Friday, April 3, 2009

The World in Our Living Rooms, at Last!

The American president’s debut on the international stage has been remarkable not only by the change he manifestly represents in the eyes of the world, but by the world at last being brought into America’s living room.

The riots in London and Strasbourg were given extensive coverage, and viewers were actually told what some of the demonstrators grievances were.  This was followed today by a primer on NATO, for those too young to remember why it was formed (to defend against a possible aggression on the part of the Soviet Union) or why it still exists (to ensure access by the developed world to Middle Eastern and Southwest Asian oil and gas supplies, as spelled out explicitly by Noam Chomsky on Democracy Now, but not yet on CNN).

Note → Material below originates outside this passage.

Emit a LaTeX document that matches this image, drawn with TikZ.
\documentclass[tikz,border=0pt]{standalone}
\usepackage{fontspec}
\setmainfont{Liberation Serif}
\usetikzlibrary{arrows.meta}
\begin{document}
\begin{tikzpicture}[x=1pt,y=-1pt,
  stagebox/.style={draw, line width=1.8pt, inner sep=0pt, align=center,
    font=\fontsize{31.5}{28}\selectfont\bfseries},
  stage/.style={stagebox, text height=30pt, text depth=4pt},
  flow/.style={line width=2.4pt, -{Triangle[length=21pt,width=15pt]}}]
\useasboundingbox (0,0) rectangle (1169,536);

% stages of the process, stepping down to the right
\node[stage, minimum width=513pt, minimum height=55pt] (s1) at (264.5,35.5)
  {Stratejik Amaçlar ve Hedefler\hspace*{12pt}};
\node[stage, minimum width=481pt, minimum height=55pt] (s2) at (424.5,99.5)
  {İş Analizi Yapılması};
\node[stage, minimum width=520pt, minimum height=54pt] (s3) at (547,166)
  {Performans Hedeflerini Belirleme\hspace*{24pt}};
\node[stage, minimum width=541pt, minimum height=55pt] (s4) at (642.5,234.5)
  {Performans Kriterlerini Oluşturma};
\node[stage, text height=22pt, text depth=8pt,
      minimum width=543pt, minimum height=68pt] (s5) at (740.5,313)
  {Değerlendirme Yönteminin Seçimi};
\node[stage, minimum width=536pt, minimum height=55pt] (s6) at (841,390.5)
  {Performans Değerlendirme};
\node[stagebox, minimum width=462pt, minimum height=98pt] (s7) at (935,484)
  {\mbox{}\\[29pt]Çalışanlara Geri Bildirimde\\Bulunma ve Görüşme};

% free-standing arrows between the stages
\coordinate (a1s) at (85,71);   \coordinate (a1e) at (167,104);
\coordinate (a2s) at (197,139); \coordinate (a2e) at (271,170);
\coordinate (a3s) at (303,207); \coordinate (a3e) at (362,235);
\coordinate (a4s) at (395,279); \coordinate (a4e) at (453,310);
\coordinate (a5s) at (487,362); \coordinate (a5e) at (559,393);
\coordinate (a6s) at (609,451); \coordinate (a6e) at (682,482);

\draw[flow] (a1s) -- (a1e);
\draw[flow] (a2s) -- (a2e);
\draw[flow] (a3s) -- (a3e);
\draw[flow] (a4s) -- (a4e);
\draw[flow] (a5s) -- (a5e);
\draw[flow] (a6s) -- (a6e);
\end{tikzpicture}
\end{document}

I suspect Barack Obama knows that a media revolution is necessary if Americans are to understand the world he is grappling with, but access to information will be gradual: it will still be necessary to watch the BBC, the English language news broadcasts of German television (Deutsche Welle), and read The Nation, Harpers and In These Times, as well as one’s favorite blog.

That the president should elicit enthusiasm on the part of French President Sarkozy who a day ago was threatening to walk out of the G-20 if he didn’t get his way, or warmth on the part of Germany’s Iron Premier, Angela Merkl is not surprising if one considers that all three are situated in the political center.  What the American public needs to know - but has only been told in passing - is that the reason why the president’s European centrist allies have refused to entertain big stimulus packages to put people back to work, is that ample safety nets and social benefits are part and parcel of their financial systems - even when led by the center right.

Some commentators will continue to remark without too much emphasis on the European refusal to pony up.  I suspect the editorial rooms of the networks are aware that the cat is coming out of the bag and that, even as the ridiculous ads against health care reform are paraded across their screens, they are encouraged to let Americans know the kinds of things the rest of the world considers normal.